Upon accepting an assignment, it will not be official until a contract has been created. Most agencies will send you a written contract for you to review and sign within a brief time frame after verbally accepting an assignment.
Some agencies use verbal contracts in which they review the terms of the contract and you will verbally agree to the terms. You may request to have a written copy submitted to you afterwards.
Sometimes an agency may review the terms of the contract with you over the phone, and then send you a contract that states no signature is needed because the receipt of the contract is binding.
I am sure like most people, I personally prefer written contracts I can sign. It gives me the chance to think about the assignment and the conditions agreed upon before having to sign the contract, and making it official.
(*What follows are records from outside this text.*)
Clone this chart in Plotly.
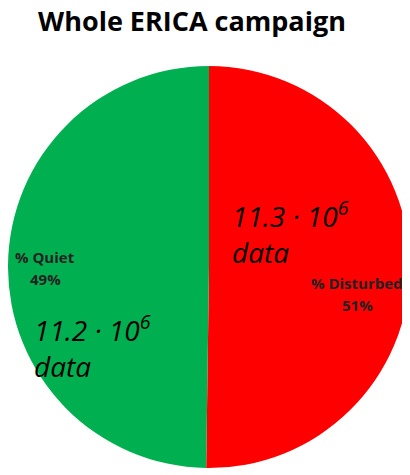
import plotly.graph_objects as go

# slice data (millions of samples)
categories = ["% Disturbed", "% Quiet"]
counts_millions = [11.3, 11.2]
pct_labels = ["51%", "49%"]
slice_colors = ["#FF0000", "#00B050"]

# page body has an 8px margin, so the figure is made smaller and
# positions below are given in window pixels then shifted
OFF = 8
W, H = 410 - OFF, 475 - OFF


def px(x, y):
    return (x - OFF) / W, 1 - (y - OFF) / H


fig = go.Figure(go.Pie(
    labels=categories,
    values=counts_millions,
    sort=False,
    direction="clockwise",
    rotation=0,
    marker=dict(colors=slice_colors, line=dict(width=0)),
    textinfo="none",
    hoverinfo="label+percent",
    domain=dict(x=[0, 1], y=[px(0, 468)[1], px(0, 66)[1]]),
    showlegend=False,
))

annotations = []

# small category / percent labels
label_pos = [(357, 283, 305), (45, 257, 279)]
for cat, pct, (lx, ly1, ly2) in zip(categories, pct_labels, label_pos):
    for txt, ly in ((cat, ly1), (pct, ly2)):
        x, y = px(lx, ly)
        annotations.append(dict(
            text=txt, x=x, y=y, xref="paper", yref="paper",
            xanchor="center", yanchor="middle", showarrow=False,
            font=dict(family="Open Sans", size=15, color="#222222", weight="bold"),
        ))

# big italic count labels
count_pos = [(230, 214, 252), (32, 328, 366)]
for val, (cx, cy1, cy2) in zip(counts_millions, count_pos):
    for txt, cy in ((f"{val} · 10<sup>6</sup>", cy1), ("data", cy2)):
        x, y = px(cx, cy)
        annotations.append(dict(
            text=txt, x=x, y=y, xref="paper", yref="paper",
            xanchor="left", yanchor="middle", showarrow=False,
            font=dict(family="Open Sans", size=28, color="black", style="italic"),
        ))

tx, ty = px(192, 22)
fig.update_layout(
    width=W, height=H,
    margin=dict(l=0, r=0, t=0, b=0),
    paper_bgcolor="white",
    plot_bgcolor="white",
    title=dict(
        text="Whole ERICA campaign",
        x=tx, y=ty, xanchor="center", yanchor="middle",
        font=dict(family="Open Sans", size=27, color="black", weight="bold"),
    ),
    annotations=annotations,
)

fig.write_html("out.html")
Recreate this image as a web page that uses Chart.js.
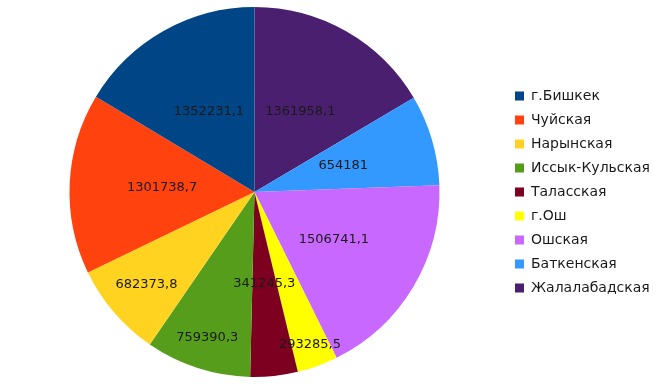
<!DOCTYPE html>
<html>
<head>
<meta charset="utf-8">
<script src="https://cdn.jsdelivr.net/npm/chart.js@4.4.0/dist/chart.umd.min.js"></script>
<style>
  html, body { margin: 0; padding: 0; background: #fff; }
  #wrap { width: 670px; height: 386px; position: relative; }
</style>
</head>
<body>
<div id="wrap"><canvas id="pieChart"></canvas></div>
<script>
// legend order (slices run counter-clockwise from 12 o'clock in this order)
const REGIONS = [
  'г.Бишкек', 'Чуйская', 'Нарынская', 'Иссык-Кульская', 'Таласская',
  'г.Ош', 'Ошская', 'Баткенская', 'Жалалабадская',
];
const VALUES = [
  1352231.1, 1301738.7, 682373.8, 759390.3, 341245.3,
  293285.5, 1506741.1, 654181, 1361958.1,
];
const VALUE_TEXT = [
  '1352231,1', '1301738,7', '682373,8', '759390,3', '341245,3',
  '293285,5', '1506741,1', '654181', '1361958,1',
];
const COLORS = [
  '#004586', '#ff420e', '#ffd320', '#579d1c', '#7e0021',
  '#ffff00', '#c968ff', '#3399ff', '#4b1f6f',
];

// Chart.js draws clockwise, so feed it reversed copies
const rev = (a) => a.slice().reverse();

// how far out (share of radius) each value sits; small slices got pushed outward
const LABEL_DIST = {
  'Нарынская': 0.77, 'Иссык-Кульская': 0.83, 'г.Ош': 0.88,
};

const sliceLabels = {
  id: 'sliceLabels',
  afterDatasetsDraw(chart) {
    const ctx   = chart.ctx;
    const meta  = chart.getDatasetMeta(0);
    const txt   = rev(VALUE_TEXT);
    const names = rev(REGIONS);
    ctx.save();
    ctx.font         = '13px "DejaVu Sans", sans-serif';
    ctx.fillStyle    = '#1a1a1a';
    ctx.textAlign    = 'center';
    ctx.textBaseline = 'middle';
    meta.data.forEach((arc, i) => {
      const mid = (arc.startAngle + arc.endAngle) / 2;
      const r   = arc.outerRadius * (LABEL_DIST[names[i]] || 0.5);
      ctx.fillText(txt[i], arc.x + Math.cos(mid) * r, arc.y + Math.sin(mid) * r);
    });
    ctx.restore();
  },
};

new Chart(document.getElementById('pieChart'), {
  type: 'pie',
  data: {
    labels: rev(REGIONS),
    datasets: [{
      data:            rev(VALUES),
      backgroundColor: rev(COLORS),
      borderWidth:     0,
    }],
  },
  options: {
    responsive:          true,
    maintainAspectRatio: false,
    animation:           false,
    layout: { padding: { top: 7, bottom: 9, left: 4, right: 10 } },
    plugins: {
      tooltip: { enabled: false },
      legend: {
        position: 'right',
        align:    'center',
        reverse:  true,
        labels: {
          boxWidth:  9,
          boxHeight: 9,
          padding:   10,
          color:     '#1a1a1a',
          font:      { family: '"DejaVu Sans", sans-serif', size: 14 },
        },
      },
    },
  },
  plugins: [sliceLabels],
});
</script>
</body>
</html>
However, as noted above, there are different methods of contract agreements. Be sure to ask your recruiter which type they use. I know many locum tenens nurse practitioners, including myself, that have found themselves “bound” to a contract they were not aware of.
Be straightforward with your recruiter that you will not consider the assignment official until you have a contract in place and have agreed to it after receiving it. In my case, I was emailed a contract that was binding upon receipt. Meanwhile, I didn’t think it was official since I had not signed it. When I was contacted by credentialing and their traveling team, I then realized that they assumed I was going forward with that assignment because they sent me a contract.
After a site determines that they want you, your recruiter may ask you if you want to accept the assignment. Sometimes we find ourselves saying yes before we are completely sure. Then a few days later you may change your mind and notify your recruiter. Often, they are upset by your new declination because now they have to inform the site. Technically, if they never sent you a contract or you had not yet signed it, you have the right to change your decision.
What should your contract include?
Everything agreed upon by you and your recruiter should be stated in the contract. This includes your hourly pay rate, overtime rate, exact time frame of assignment, and your general weekly schedule. The contract should state your travel and lodging will be covered, whether it is a rental car and flight, or providing you round trip mileage reimbursement. If your license costs are supposed to be covered, that should be in the contract. Other things that should be in the contract if indicated are sign-on bonuses, W2 benefits, DEA license fee reimbursement, and/or scheduled vacation days.
One of the most important things I look for in a contract is the “breaking of a contract” section. Most agencies will include the typical 30 days notice section, that states you must provide 30 days notice before leaving a site. Some contracts will state penalties for leaving before 30 days such as forfeit of pending paychecks and being responsible for your own travel back home. These things can be negotiable so make sure to read the contract closely before signing or agreeing to the terms.